Quantitative Analysis of Guangdong Province’s Public Health Emergency Management Policies
摘要
The increasing frequency and complexity of public health emergencies underscore the urgency of building an efficient emergency management system. This study focuses on Guangdong Province’s public health emergency management policies, employing Rothwell and Zegveld’s policy tool classification framework (demand-type, environmental-type, supply-type) combined with Guth’s time-risk management model (pre-event, during-event, post-event). Using text mining and quantitative content analysis methods, it conducts a two-dimensional cross-examination of policy documents from the Guangdong Provincial Health Commission (318 texts, screened to 178, yielding 843 effective tool units) and the Guangdong Provincial Center for Disease Control and Prevention (2 texts, 223 tool units). Results show that environmental-type tools dominate the policy mix (76.04%), with assessment and evaluation (33.57%) and legal norms (21.71%) as core elements, reflecting a regulatory and institutional orientation; supply-type tools account for 15.41%, while demand-type tools are minimal at 8.52%, indicating weak social participation mechanisms. In the temporal dimension, pre-event stage tools are most prevalent (43.40%), followed by during-event (35.85%), and post-event the least (20.72%), revealing a preventive bias but insufficient recovery support.
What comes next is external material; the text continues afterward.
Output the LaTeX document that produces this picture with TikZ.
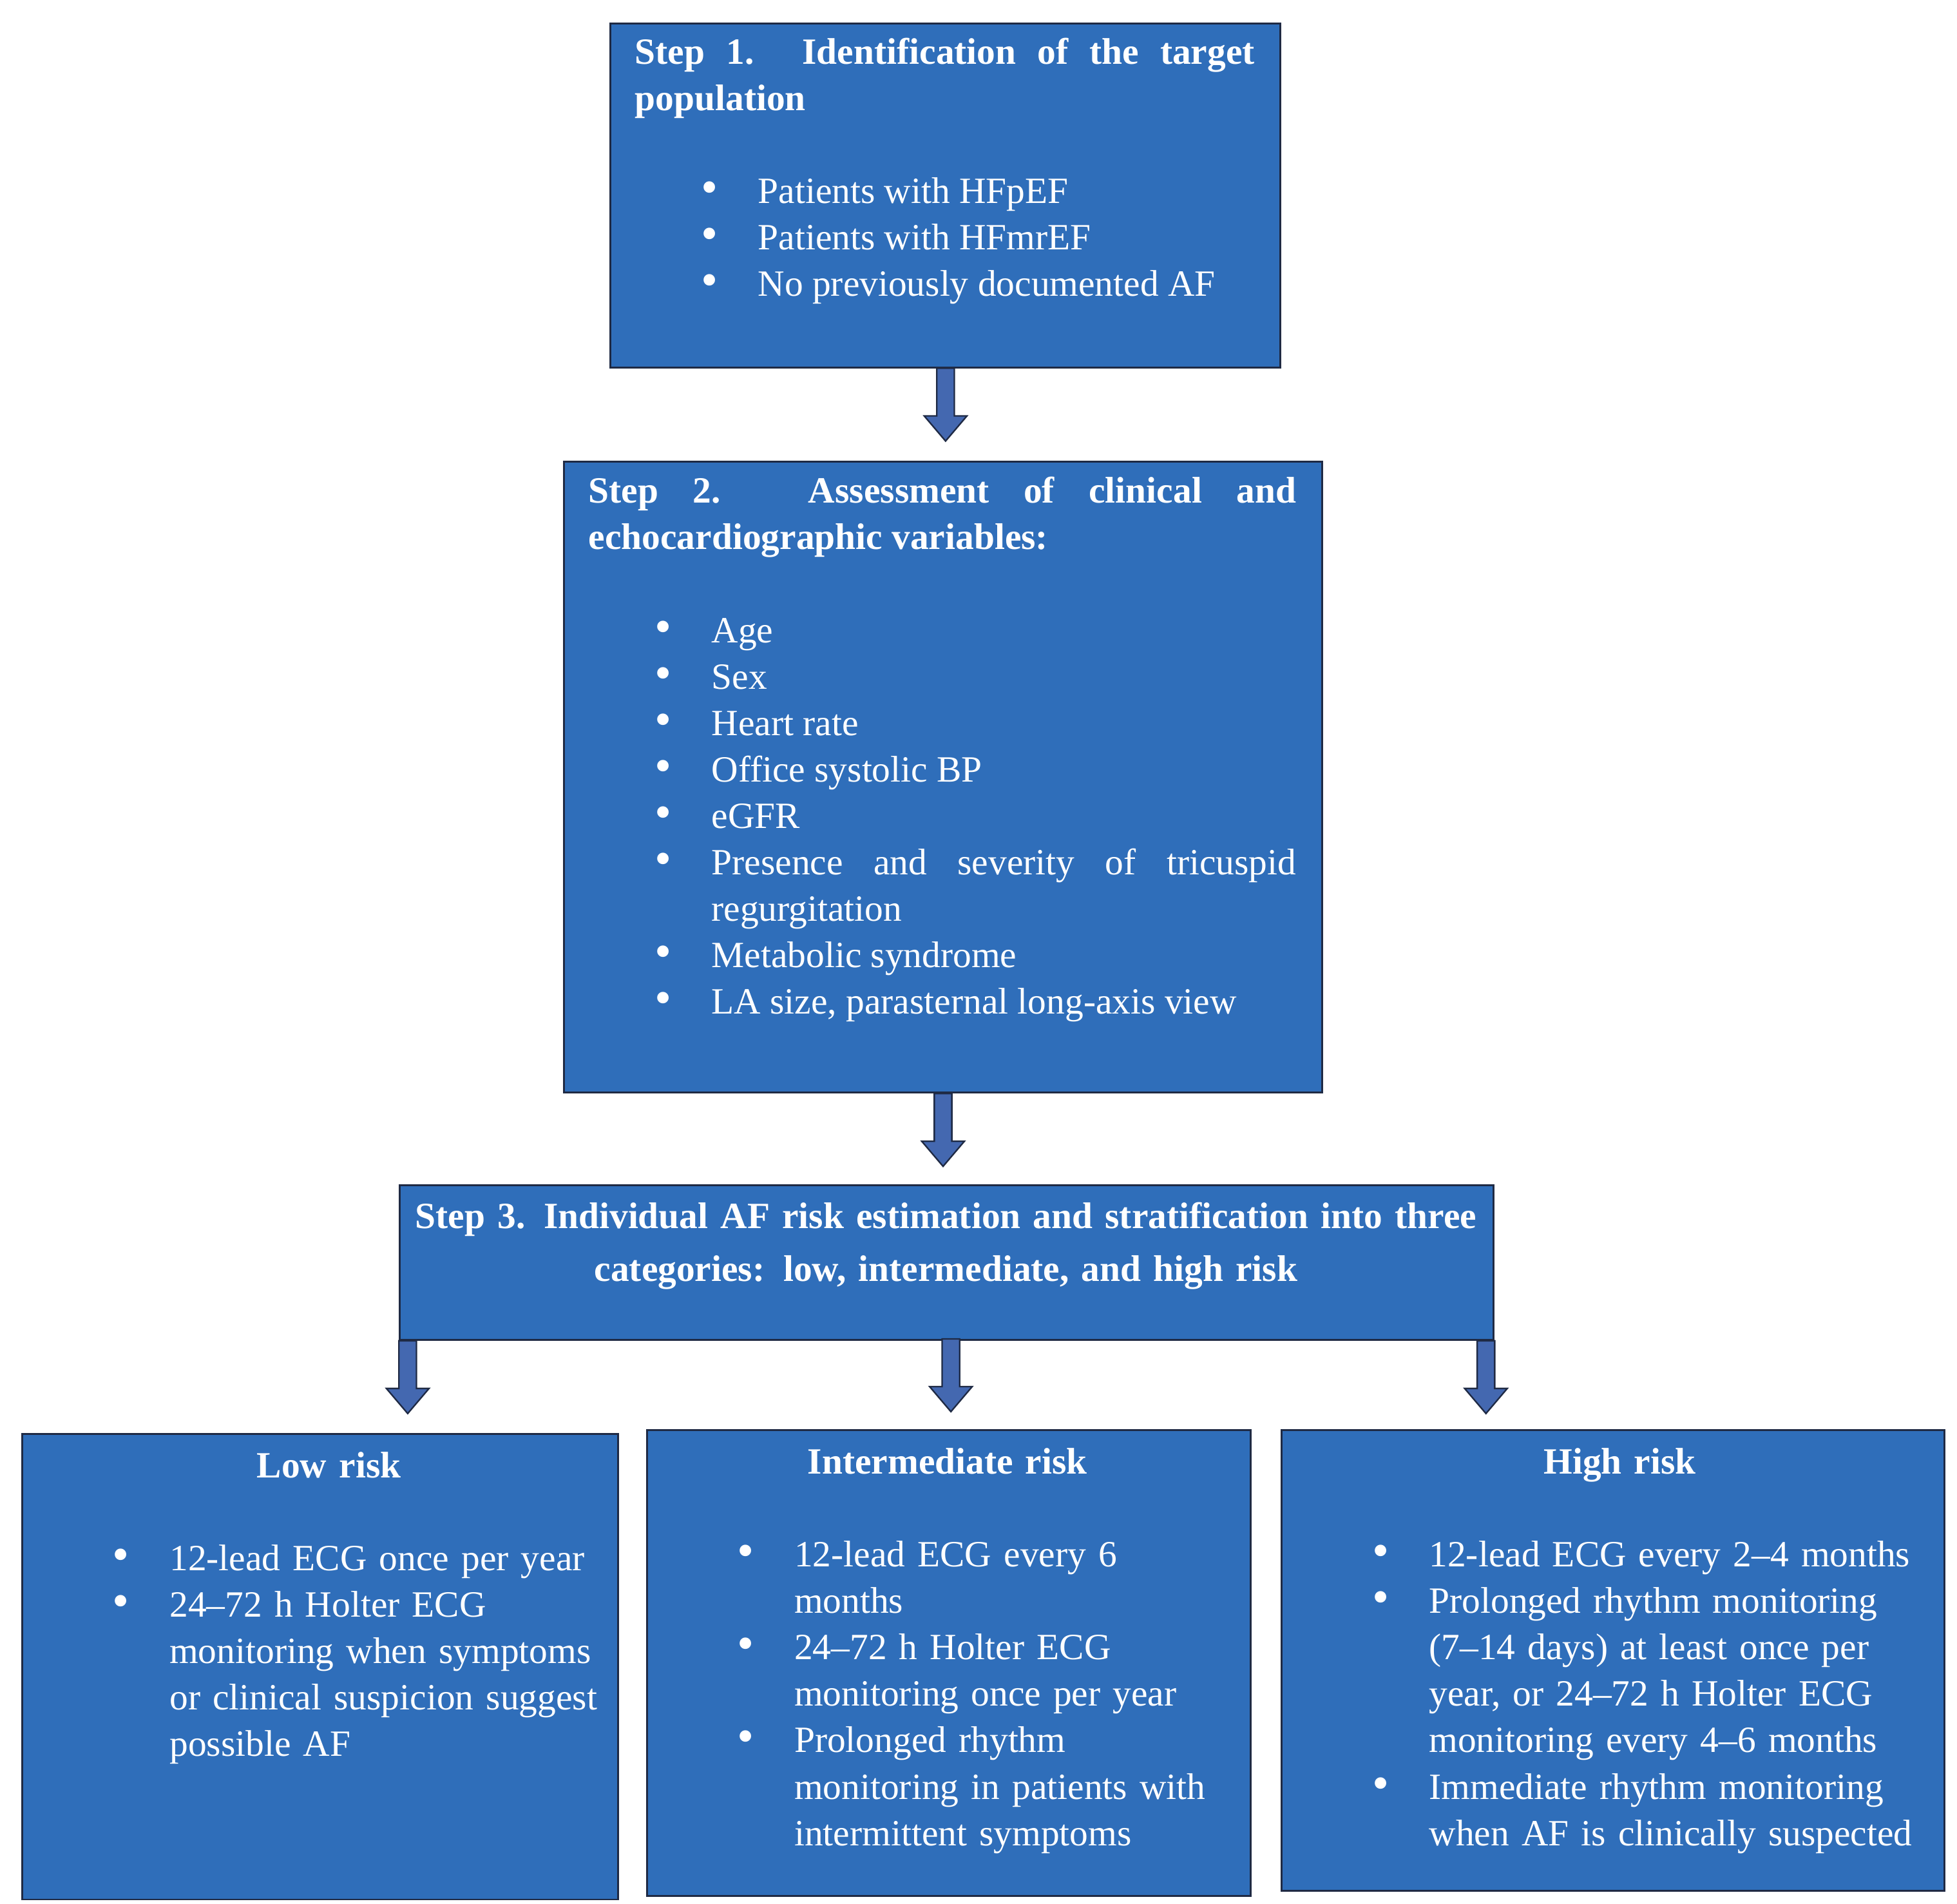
\documentclass[tikz,border=0pt]{standalone}
\usepackage{fontspec}
\setmainfont{Liberation Serif}
\usepackage{enumitem}
\definecolor{boxblue}{HTML}{2F6EBA}
\definecolor{edge}{HTML}{1F2A44}
\definecolor{arrblue}{HTML}{4468B0}
\setlist[itemize]{label=\scalebox{1.3}{\textbullet},leftmargin=98pt,labelsep=32pt,itemsep=0pt,topsep=0pt,parsep=0pt,partopsep=0pt}
\hyphenpenalty=10000 \exhyphenpenalty=10000
\begin{document}
\begin{tikzpicture}[x=1pt,y=-1pt,
  box/.style={draw=edge,line width=1.5pt,fill=boxblue,inner sep=0pt},
  txt/.style={anchor=north west,inner sep=0pt,text=white,font=\fontsize{29.5}{37}\selectfont},
  barrow/.pic={\draw[draw=edge,fill=arrblue,line width=1.2pt,line join=miter]
     (-7,0) -- (-7,38) -- (-17,38) -- (0,58) -- (17,38) -- (7,38) -- (7,0) -- cycle;}]
\useasboundingbox (0,0) rectangle (1560,1517);
% boxes
\node[box,minimum width=534pt,minimum height=274pt,anchor=north west] (b1) at (486,18) {};
\node[box,minimum width=604pt,minimum height=503pt,anchor=north west] (b2) at (449,367) {};
\node[box,minimum width=872pt,minimum height=123pt,anchor=north west] (b3) at (318,944) {};
\node[box,minimum width=475pt,minimum height=371pt,anchor=north west] (low) at (17,1142) {};
\node[box,minimum width=481pt,minimum height=371pt,anchor=north west] (mid) at (515,1139) {};
\node[box,minimum width=528pt,minimum height=367pt,anchor=north west] (high) at (1021,1139) {};
% texts
\node[txt,text width=494pt,align=justify] (t1) at (506,30) {\bfseries Step 1. Identification of the target population\par\vspace{37pt}\mdseries
\begin{itemize}\item Patients with HFpEF\item Patients with HFmrEF\item No previously documented AF\end{itemize}};
\node[txt,text width=564pt,align=justify] (t2) at (469,380) {\bfseries Step 2. Assessment of clinical and echocardiographic variables:\par\vspace{37pt}\mdseries
\begin{itemize}\item Age\item Sex\item Heart rate\item Office systolic BP\item eGFR\item Presence and severity of tricuspid regurgitation\item Metabolic syndrome\item LA size, parasternal long-axis view\end{itemize}};
\node[txt,anchor=north,align=center,text width=860pt,font=\fontsize{29.5}{42}\selectfont\bfseries] (t3) at (754,958) {Step 3. Individual AF risk estimation and stratification into three\\categories: low, intermediate, and high risk};
\node[txt,text width=450pt] (t4) at (37,1157) {\centering\bfseries Low risk\par\vspace{37pt}\mdseries\raggedright
\begin{itemize}[rightmargin=6pt]\item 12-lead ECG once per year\item 24--72 h Holter ECG monitoring when symptoms or clinical suspicion suggest possible AF\end{itemize}};
\node[txt,text width=440pt] (t5) at (535,1154) {\centering\bfseries Intermediate risk\par\vspace{37pt}\mdseries\raggedright
\begin{itemize}[rightmargin=8pt]\item 12-lead ECG every 6 months\item 24--72 h Holter ECG monitoring once per year\item Prolonged rhythm monitoring in patients with intermittent symptoms\end{itemize}};
\node[txt,text width=500pt] (t6) at (1041,1154) {\centering\bfseries High risk\par\vspace{37pt}\mdseries\raggedright
\begin{itemize}[rightmargin=10pt]\item 12-lead ECG every 2--4 months\item Prolonged rhythm monitoring (7--14 days) at least once per year, or 24--72 h Holter ECG monitoring every 4--6 months\item Immediate rhythm monitoring when AF is clinically suspected\end{itemize}};
% arrows
\coordinate (a0) at (b1.south);
\coordinate (a1) at (b2.south);
\coordinate (a2) at ([xshift=7pt]b3.south west);
\coordinate (a3) at (758,1067);
\coordinate (a4) at ([xshift=-7pt]b3.south east);
\foreach \c in {a0,a1,a2,a3,a4}{\pic at (\c) {barrow};}
\end{tikzpicture}
\end{document}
Institutional comparisons reveal that Health Commission policies are comprehensive, covering multiple tools at all stages with an emphasis on top-level governance; CDC policies are specialized, focusing on drills and training (approximately 143 mentions) and prioritizing technical preparation. The study recommends strengthening post-event recovery policies and demand-side tool applications to enhance system resilience. This analysis uncovers the hierarchical logic of Guangdong’s public health emergency governance, providing an evidence base for regional governance optimization.